### Task to complete
Every line from the start of the records through the line with "const xMax = 14780000;" is to be written out exactly; pictures are not.

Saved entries
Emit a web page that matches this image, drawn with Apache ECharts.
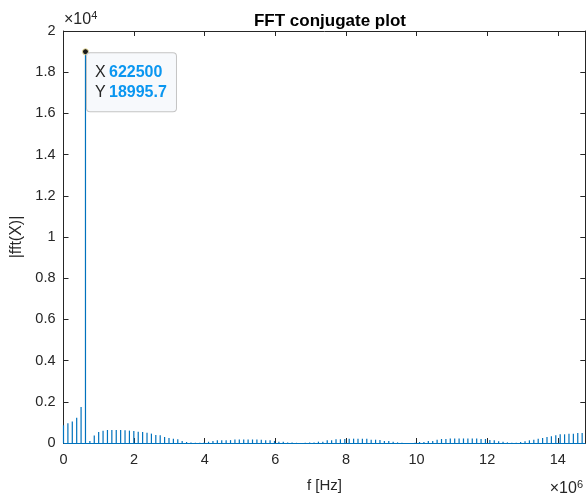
<!DOCTYPE html>
<html>
<head>
<meta charset="utf-8">
<script src="https://cdn.jsdelivr.net/npm/echarts@6/dist/echarts.min.js"></script>
<style>
html,body{margin:0;padding:0;background:#fff;}
#chart{width:586px;height:498px;}
</style>
</head>
<body>
<div id="chart"></div>
<script>
// Frequency bin spacing (Hz) and FFT magnitudes per bin
const binHz = 124500;
const magnitudes = [
  860, 960, 1040, 1230, 1750, 18995.7, 100, 370, 535, 600,
  630, 635, 635, 630, 625, 600, 585, 550, 535, 500,
  455, 390, 375, 290, 245, 210, 180, 100, 50, 20,
  10, 15, 30, 60, 100, 130, 130, 135, 140, 170,
  165, 175, 175, 170, 165, 160, 130, 130, 100, 65,
  65, 30, 30, 10, 5, 10, 30, 30, 65, 65,
  130, 130, 180, 180, 200, 210, 210, 210, 210, 210,
  160, 160, 145, 100, 100, 65, 30, 10, 5, 5,
  10, 50, 50, 100, 100, 160, 195, 195, 215, 220,
  220, 220, 220, 220, 215, 195, 195, 145, 130, 80,
  65, 30, 15, 15, 50, 80, 130, 160, 211, 243,
  292, 324, 373, 422, 422, 454, 454, 487, 487
];
const xTicks = [0, 2, 4, 6, 8, 10, 12, 14];          // ×10^6
const yTicks = [0, 0.2, 0.4, 0.6, 0.8, 1, 1.2, 1.4, 1.6, 1.8, 2]; // ×10^4
const tipX = 622500;
const tipY = 18995.7;

const freqs = magnitudes.map((_, i) => i * binHz);
const data = freqs.map((f, i) => [f, magnitudes[i]]);

const axisColor = '#262626';
const font = 'Liberation Sans, Arial, Helvetica, sans-serif';
const xMax = 14780000;

const chart = echarts.init(document.getElementById('chart'), null, {renderer: 'canvas'});
const baseX = {
  type: 'value', min: 0, max: xMax, interval: 2e6,
  axisLine: {show: true, onZero: false, lineStyle: {color: axisColor, width: 1}},
  axisTick: {show: true, inside: true, length: 5, lineStyle: {color: axisColor}},
  splitLine: {show: false}
};
const baseY = {
  type: 'value', min: 0, max: 20000, interval: 2000,
  axisLine: {show: true, onZero: false, lineStyle: {color: axisColor, width: 1}},
  axisTick: {show: true, inside: true, length: 5, lineStyle: {color: axisColor}},
  splitLine: {show: false}
};
const expRich = {
  a: {fontFamily: font, fontSize: 16, fill: axisColor},
  b: {fontFamily: font, fontSize: 11, fill: axisColor, verticalAlign: 'top', padding: [0, 0, 8, 0]}
};

chart.setOption({
  animation: false,
  backgroundColor: '#fff',
  title: {
    text: 'FFT conjugate plot', left: 325, top: 8, textAlign: 'center',
    textStyle: {fontFamily: font, fontSize: 17, fontWeight: 'bold', color: '#000'}
  },
  grid: {left: 63.5, right: 0.7, top: 31, bottom: 55, containLabel: false},
  xAxis: [
    Object.assign({}, baseX, {
      position: 'bottom',
      name: 'f [Hz]', nameLocation: 'middle', nameGap: 35,
      nameTextStyle: {fontFamily: font, fontSize: 15, color: axisColor},
      axisLabel: {
        show: true, margin: 9, fontFamily: font, fontSize: 14.5, color: axisColor,
        showMaxLabel: false,
        formatter: v => String(xTicks.find(t => Math.abs(t * 1e6 - v) < 1) ?? '')
      }
    }),
    Object.assign({}, baseX, {position: 'top', axisLabel: {show: false}})
  ],
  yAxis: [
    Object.assign({}, baseY, {
      position: 'left',
      name: '|fft(X)|', nameLocation: 'middle', nameGap: 38.5,
      nameTextStyle: {fontFamily: font, fontSize: 16, color: axisColor},
      axisLabel: {
        show: true, margin: 8, fontFamily: font, fontSize: 14.5, color: axisColor,
        formatter: v => String(yTicks.find(t => Math.abs(t * 1e4 - v) < 1) ?? '')
      }
    }),
    Object.assign({}, baseY, {position: 'right', axisLabel: {show: false}})
  ],
  series: [{
    type: 'bar',
    xAxisIndex: 0, yAxisIndex: 0,
    data: data,
    barWidth: 1.2,
    itemStyle: {color: '#0072BD'},
    silent: true,
    markLine: {
      silent: true, symbol: 'none', animation: false,
      label: {show: false},
      lineStyle: {color: '#0072BD', width: 1.2, type: 'solid'},
      data: [{yAxis: 0}]
    },
    markPoint: {
      silent: true, animation: false,
      symbol: 'circle', symbolSize: 6,
      itemStyle: {color: '#1a1a1a', borderColor: '#f2e6a6', borderWidth: 1},
      label: {
        show: true,
        position: [5, 5],
        align: 'left', verticalAlign: 'top',
        backgroundColor: '#f7f9fc',
        borderColor: '#c4c4c4', borderWidth: 1, borderRadius: 3,
        padding: [9, 8, 8, 8],
        width: 73,
        formatter: '{k|X} {v|' + tipX + '}\n{k|Y} {v|' + tipY + '}',
        rich: {
          k: {fontFamily: font, fontSize: 16, color: '#262626', lineHeight: 20.5},
          v: {fontFamily: font, fontSize: 16, color: '#0a96f0', fontWeight: 'bold', lineHeight: 20.5}
        }
      },
      data: [{coord: [tipX, tipY]}]
    }
  }],
  graphic: [
    {
      type: 'text', left: 64, top: 10,
      style: {text: '{a|×10}{b|4}', rich: expRich}
    },
    {
      type: 'text', right: 3, top: 479,
      style: {text: '{a|×10}{b|6}', rich: expRich}
    }
  ]
});
</script>
</body>
</html>
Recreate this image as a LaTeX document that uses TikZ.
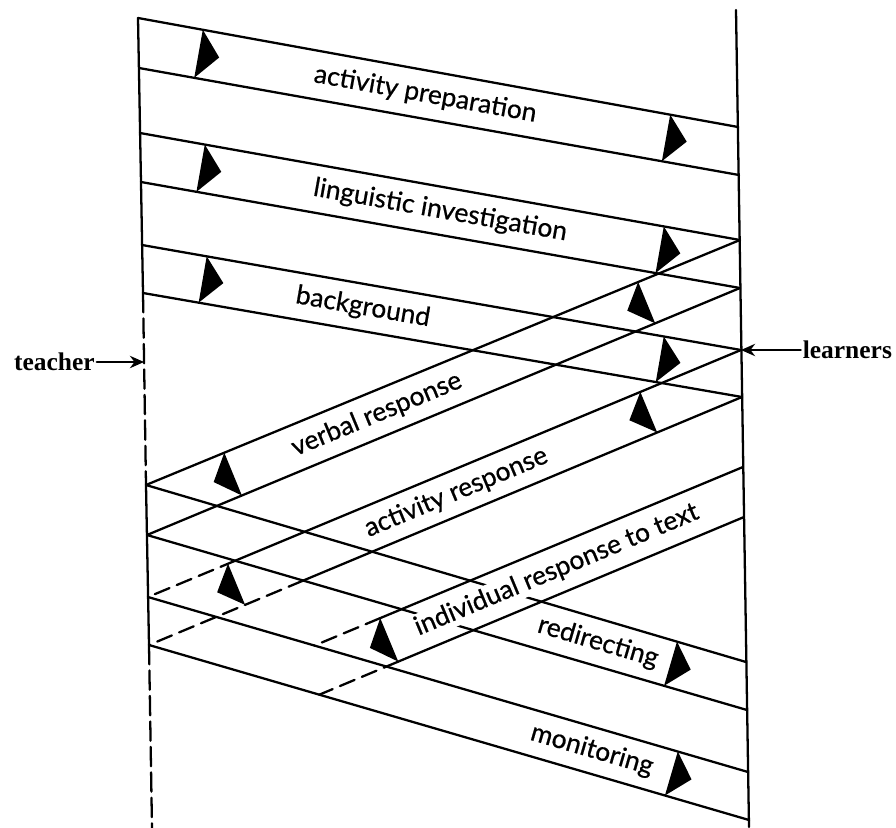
\documentclass[tikz,border=0pt]{standalone}
\usepackage{fontspec}
\setmainfont{Liberation Serif}
\newfontfamily\bandfont[FakeBold=0.6]{Lato}
\usetikzlibrary{calc,arrows.meta}
% filled arrowhead across a band: name, line on the left of travel (from,to), other line (from,to), fraction
\newcommand{\arrowtri}[6]{%
\coordinate (#1a) at ($(#2)!#6!(#3)$);\coordinate (#1b) at ($(#4)!(#1a)!(#5)$);\coordinate (#1m) at ($(#1a)!.5!(#1b)$);
\fill (#1a)--($(#1m)!0.42cm!-90:(#1a)$)--(#1b)--cycle;}

\begin{document}
\begin{tikzpicture}[x=0.02cm,y=-0.02cm,line cap=round,line join=round,
  band/.style={line width=1.3pt},brk/.style={band,dash pattern=on 9pt off 4.5pt},vbrk/.style={band,dash pattern=on 11pt off 3.5pt},
  lbl/.style={font=\bandfont\fontsize{15}{18}\selectfont,sloped,fill=white,inner sep=1pt},
  side/.style={font=\bfseries\fontsize{14.5}{17}\selectfont,inner sep=1pt},
  pointer/.style={line width=1.4pt,-{Stealth[length=8pt,width=7pt]}}]
\useasboundingbox (0,0) rectangle (896,828);
% teacher side
\coordinate (t1) at (138,18);\coordinate (t2) at (139,68);\coordinate (t3) at (140,133);\coordinate (t4) at (141,182);\coordinate (t5) at (142,245);
\coordinate (t6) at (143,293);\coordinate (t7) at (146,485);\coordinate (t8) at (147,535);\coordinate (t9) at (148,597);\coordinate (t10) at (149,645);
\coordinate (tb) at (152,828);\coordinate (tp) at (144,362);
% learners side
\coordinate (l0) at (736,10);\coordinate (l1) at (738,127);\coordinate (l2) at (739,175);\coordinate (l3) at (740,240);\coordinate (l4) at (740,288);
\coordinate (l5) at (741,350);\coordinate (l6) at (742,397);\coordinate (l7) at (743,467);\coordinate (l8) at (744,517);\coordinate (l9) at (746,662);
\coordinate (l10) at (747,710);\coordinate (l11) at (748,772);\coordinate (l12) at (749,820);\coordinate (lb) at (749,827);
\draw[band] (t1)--(t6);\draw[vbrk] (t6)--(t7);\draw[band] (t7)--(t10);\draw[vbrk] (t10)--(tb);\draw[band] (l0)--(lb);
% teacher to learners
\draw[band] (t1)--(l1) (t2)--(l2) (t3)--(l3) (t4)--(l4) (t5)--(l5) (t6)--(l6);
\draw[band] (t7)--(l9) (t8)--(l10) (t9)--(l11) (t10)--(l12);
% learners to teacher
\draw[band] (l3)--(t7) (l4)--(t8);
\coordinate (ar1) at (intersection of l5--t9 and t8--l10);\coordinate (ar2) at (intersection of l6--t10 and t8--l10);
\draw[band] (l5)--(ar1) (l6)--(ar2);\draw[brk] (ar1)--(t9);\draw[brk] (ar2)--(t10);
\coordinate (i1) at ($(l7)+(t9)-(l5)$);\coordinate (i2) at ($(l8)+(t10)-(l6)$);
\coordinate (ie1) at (intersection of l7--i1 and t9--l11);\coordinate (ie2) at (intersection of l8--i2 and t10--l12);
\arrowtri{ir}{l8}{i2}{l7}{i1}{0.583}
\draw[band] (l7)--(irb) (l8)--(ira);\draw[brk] (irb)--(ie1);\draw[brk] (ira)--(ie2);
% arrowheads
\arrowtri{pa}{t1}{l1}{t2}{l2}{0.108}\arrowtri{pb}{t1}{l1}{t2}{l2}{0.887}
\arrowtri{la}{t3}{l3}{t4}{l4}{0.108}\arrowtri{lb}{t3}{l3}{t4}{l4}{0.873}
\arrowtri{ba}{t5}{l5}{t6}{l6}{0.108}\arrowtri{bb}{t5}{l5}{t6}{l6}{0.871}
\arrowtri{va}{l4}{t8}{l3}{t7}{0.143}\arrowtri{vb}{l4}{t8}{l3}{t7}{0.84}
\arrowtri{aa}{l6}{t10}{l5}{t9}{0.143}\arrowtri{ab}{l6}{t10}{l5}{t9}{0.838}
\arrowtri{ra}{t7}{l9}{t8}{l10}{0.885}\arrowtri{ma}{t9}{l11}{t10}{l12}{0.883}
% labels
\path ($(t1)!.5!(t2)$)--($(l1)!.5!(l2)$) node[lbl,pos=.478] (prep) {activity preparation};
\path ($(t3)!.5!(t4)$)--($(l3)!.5!(l4)$) node[lbl,pos=.5] (ling) {linguistic investigation};
\path ($(t5)!.5!(t6)$)--($(l5)!.5!(l6)$) node[lbl,pos=.368] (back) {background};
\path ($(t7)!.5!(t8)$)--($(l3)!.5!(l4)$) node[lbl,pos=.388] (verb) {verbal response};
\path ($(t9)!.5!(t10)$)--($(l5)!.5!(l6)$) node[lbl,pos=.519] (act) {activity response};
\path ($(i1)!.5!(i2)$)--($(l7)!.5!(l8)$) node[lbl,pos=.685] (indiv) {individual response to text};
\path ($(t7)!.5!(t8)$)--($(l9)!.5!(l10)$) node[lbl,pos=.7525] (redir) {redirecting};
\path ($(t9)!.5!(t10)$)--($(l11)!.5!(l12)$) node[lbl,pos=.739] (monit) {monitoring};
\node[side,anchor=west] (teacher) at (12,362) {teacher};\draw[pointer] (teacher.east)--(tp);
\node[side,anchor=east] (learners) at (894,350) {learners};\draw[pointer] (learners.west)--(l5);
\end{tikzpicture}
\end{document}
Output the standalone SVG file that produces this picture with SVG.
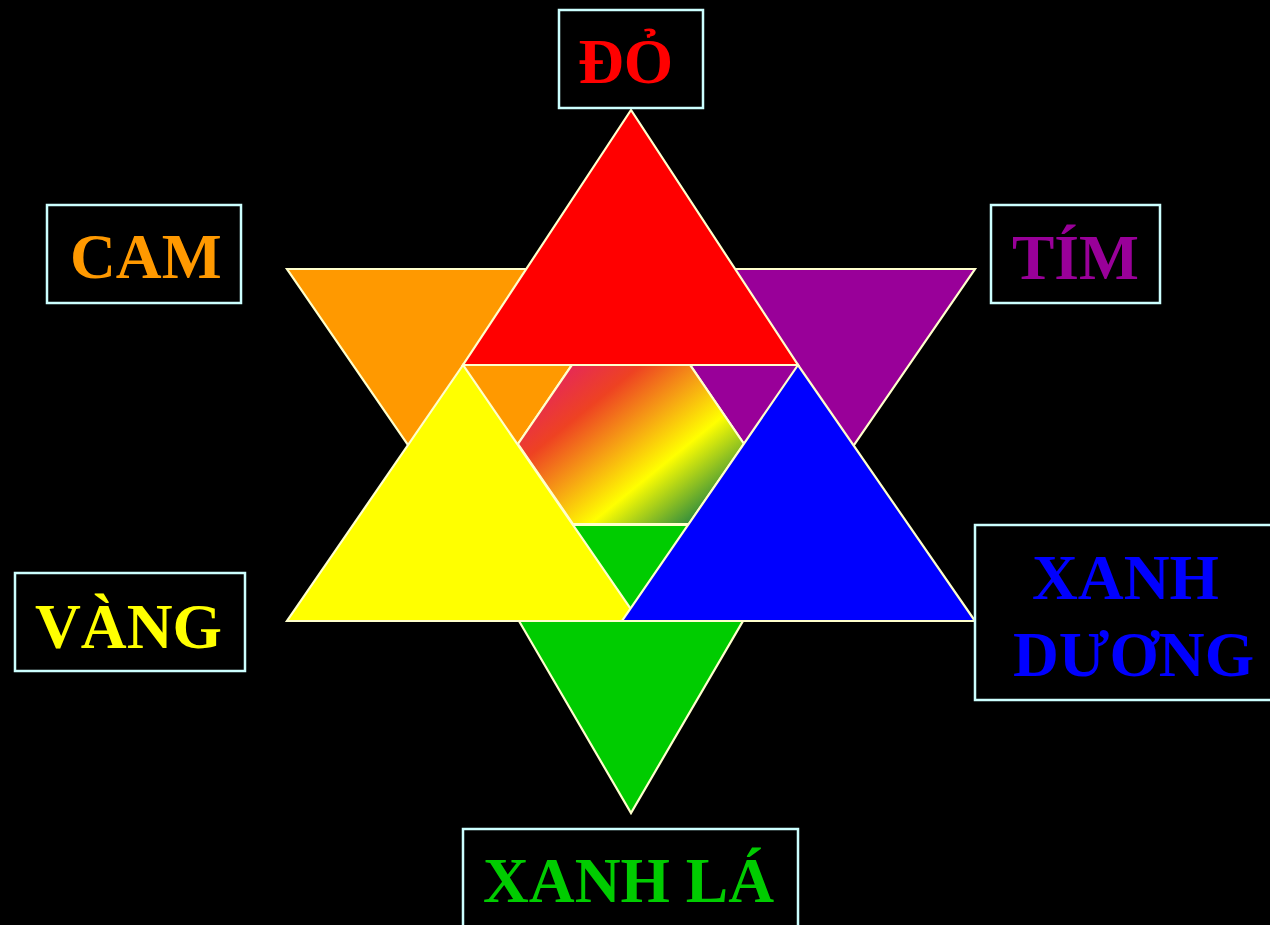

### Answer to this task
Emit a web page that matches this image, drawn with Apache ECharts.
<!DOCTYPE html>
<html>
<head>
<meta charset="utf-8">
<script src="https://cdn.jsdelivr.net/npm/echarts@6/dist/echarts.min.js"></script>
<style>
html,body{margin:0;padding:0;background:#fff;}
#chart{width:586px;height:498px;}
</style>
</head>
<body>
<div id="chart"></div>
<script>
// Frequency bin spacing (Hz) and FFT magnitudes per bin
const binHz = 124500;
const magnitudes = [
  860, 960, 1040, 1230, 1750, 18995.7, 100, 370, 535, 600,
  630, 635, 635, 630, 625, 600, 585, 550, 535, 500,
  455, 390, 375, 290, 245, 210, 180, 100, 50, 20,
  10, 15, 30, 60, 100, 130, 130, 135, 140, 170,
  165, 175, 175, 170, 165, 160, 130, 130, 100, 65,
  65, 30, 30, 10, 5, 10, 30, 30, 65, 65,
  130, 130, 180, 180, 200, 210, 210, 210, 210, 210,
  160, 160, 145, 100, 100, 65, 30, 10, 5, 5,
  10, 50, 50, 100, 100, 160, 195, 195, 215, 220,
  220, 220, 220, 220, 215, 195, 195, 145, 130, 80,
  65, 30, 15, 15, 50, 80, 130, 160, 211, 243,
  292, 324, 373, 422, 422, 454, 454, 487, 487
];
const xTicks = [0, 2, 4, 6, 8, 10, 12, 14];          // ×10^6
const yTicks = [0, 0.2, 0.4, 0.6, 0.8, 1, 1.2, 1.4, 1.6, 1.8, 2]; // ×10^4
const tipX = 622500;
const tipY = 18995.7;

const freqs = magnitudes.map((_, i) => i * binHz);
const data = freqs.map((f, i) => [f, magnitudes[i]]);

const axisColor = '#262626';
const font = 'Liberation Sans, Arial, Helvetica, sans-serif';
const xMax = 14780000;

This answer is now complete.